Le Danemark dit avoir évacué 450 personnes, dont environ 30 interprètes afghans ayant travaillé pour ce pays. Plus de 350 personnes 'ont à présent atterri en Pologne en provenance d'Afghanistan', a déclaré de son côté dimanche le vice-ministre polonais des affaires étrangères, Marcin Przydacz.
Depuis une semaine, l'armée française a transporté environ 600 personnes, principalement des Afghans, sur cinq vols depuis Kaboul. Un sixième vol est attendu dimanche soir. Madrid et Washington ont annoncé dimanche l'utilisation des bases militaires espagnoles de Moron et Rota (Sud) pour accueillir les collaborateurs afghans des Etats-Unis en transit.

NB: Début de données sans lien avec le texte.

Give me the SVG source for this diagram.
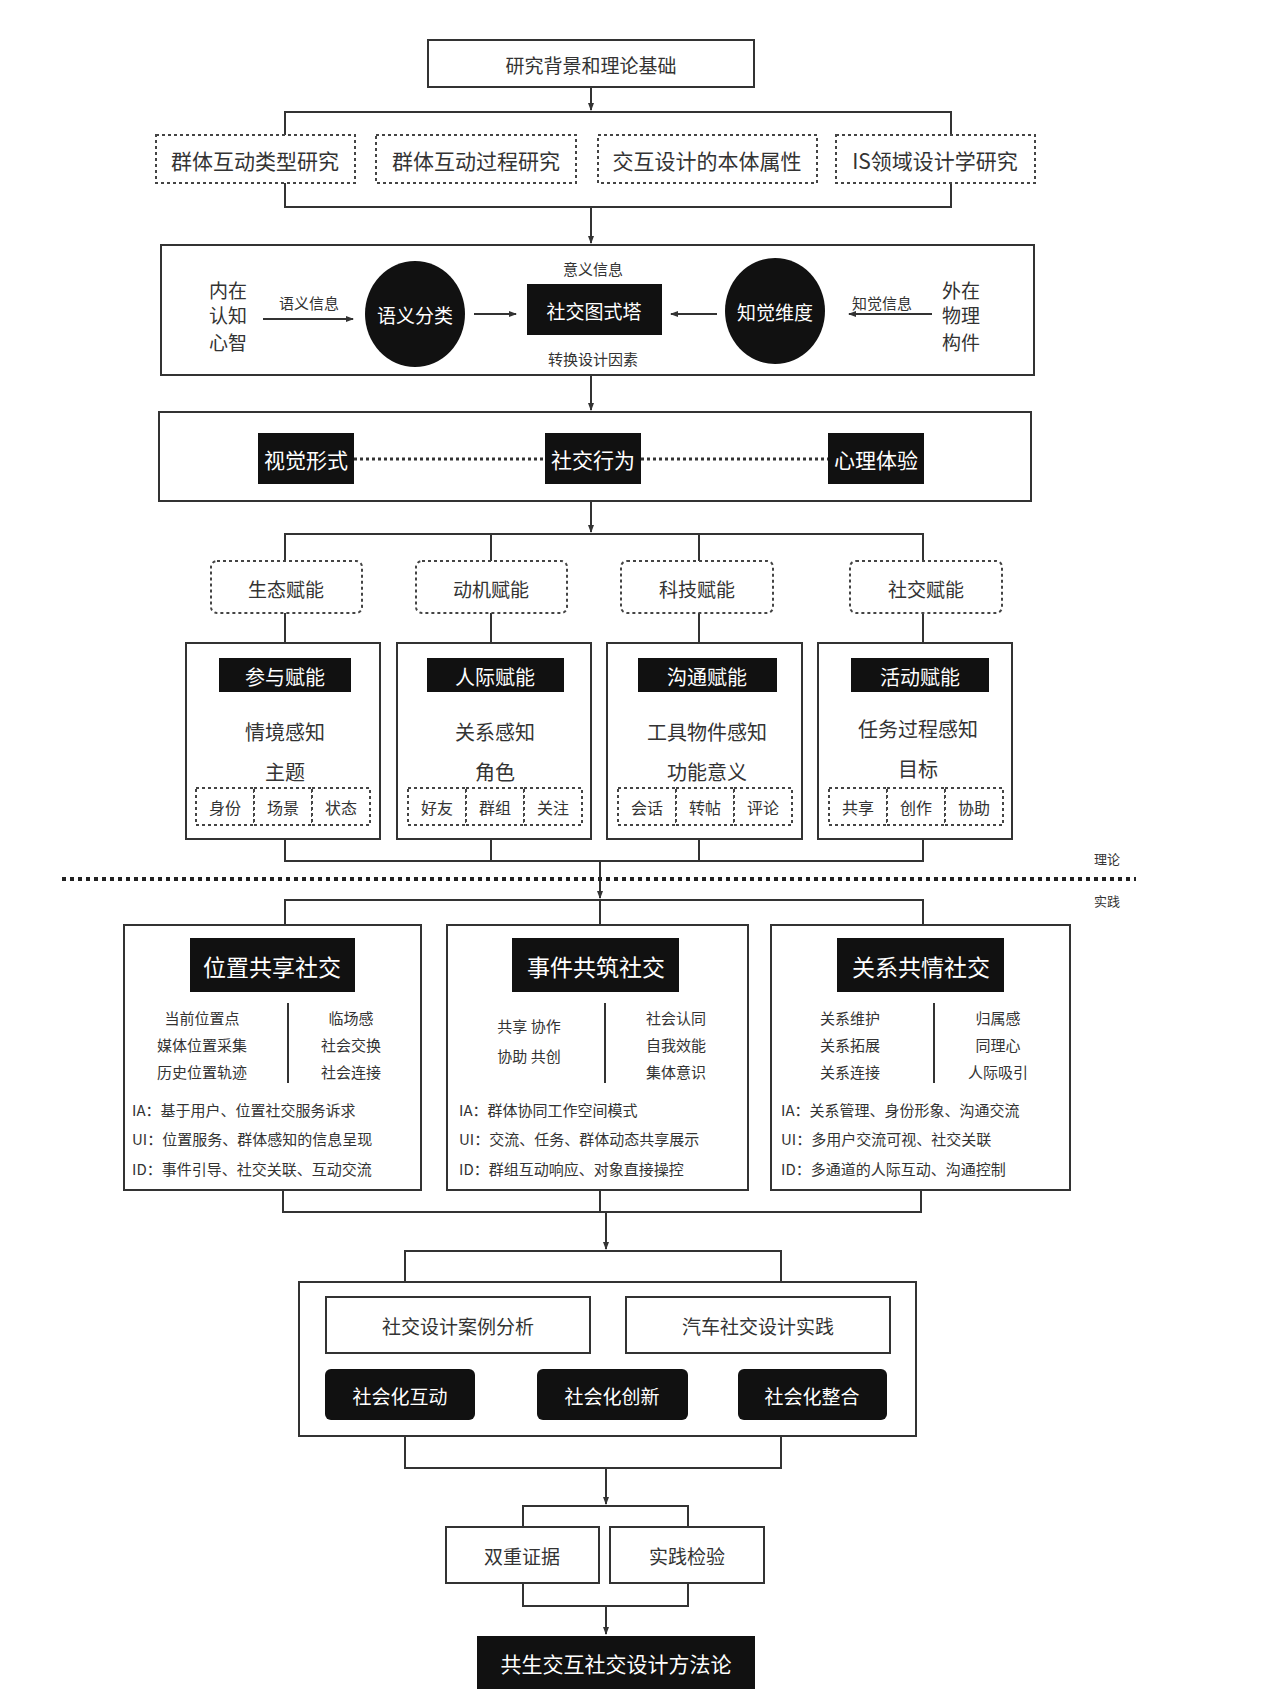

Un avion espagnol parti d'Afghanistan est arrivé dans la nuit de samedi à dimanche à Torrejon de Ardoz, près de Madrid, avec 46 collaborateurs de l'Espagne et 64 des Etats-Unis en transit, selon le gouvernement espagnol. Deux autres avions militaires espagnols sont partis dimanche matin de Kaboul pour Dubaï puis l'Espagne avec 177 personnes évacuées au total.
G7
Boris Johnson a annoncé une réunion virtuelle des dirigeants du G7 sur la situation en Afghanistan mardi. Depuis la prise de Kaboul par les talibans, le Premier Ministre britannique s'est entretenu avec plusieurs dirigeants dont le président turc Recep Tayyip Erdogan dimanche.
Ils ont notamment 'convenu que les pays devaient s'engager à partager le fardeau en matière d'aide et de réfugiés, notant que la coordination des Nations Unies serait au coeur de cet effort'. Samedi, le président turc avait affirmé que son pays ne pourrait supporter 'un fardeau migratoire supplémentaire' provenant de l'Afghanistan.
Le président russe Vladimir Poutine a lui appelé dimanche à empêcher un afflux de réfugiés en provenance d'Afghanistan, parmi lesquels pourraient se cacher des 'combattants déguisés'. Le président turc Recep Tayyip Erdogan a affirmé que la Turquie ne pourrait 'endosser la responsabilité des pays-tiers' pour accueillir les Afghans ayant travaillé pour les institutions occidentales qui sont aujourd'hui menacés.
Quant à l'Organisation de la coopération islamique (OCI), qui craint que l'Afghanistan ne devienne un 'refuge terroriste', elle a appelé à un dialogue inclusif pour résoudre la crise en cours. Elle a également alerté sur la situation humanitaire dans le pays face à l'augmentation du nombre de déplacés et de réfugiés.
Le nombre de personnes déplacées à l'intérieur de l'Afghanistan a augmenté massivement depuis le début de l'année, selon les données du Bureau de la coordination des affaires humanitaires des Nations unies. Entre janvier et le début du mois d'août, plus de 550'000 personnes dans le pays en crise ont fui leurs villes et villages en raison des combats, contre 165'000 à la même période l'année dernière.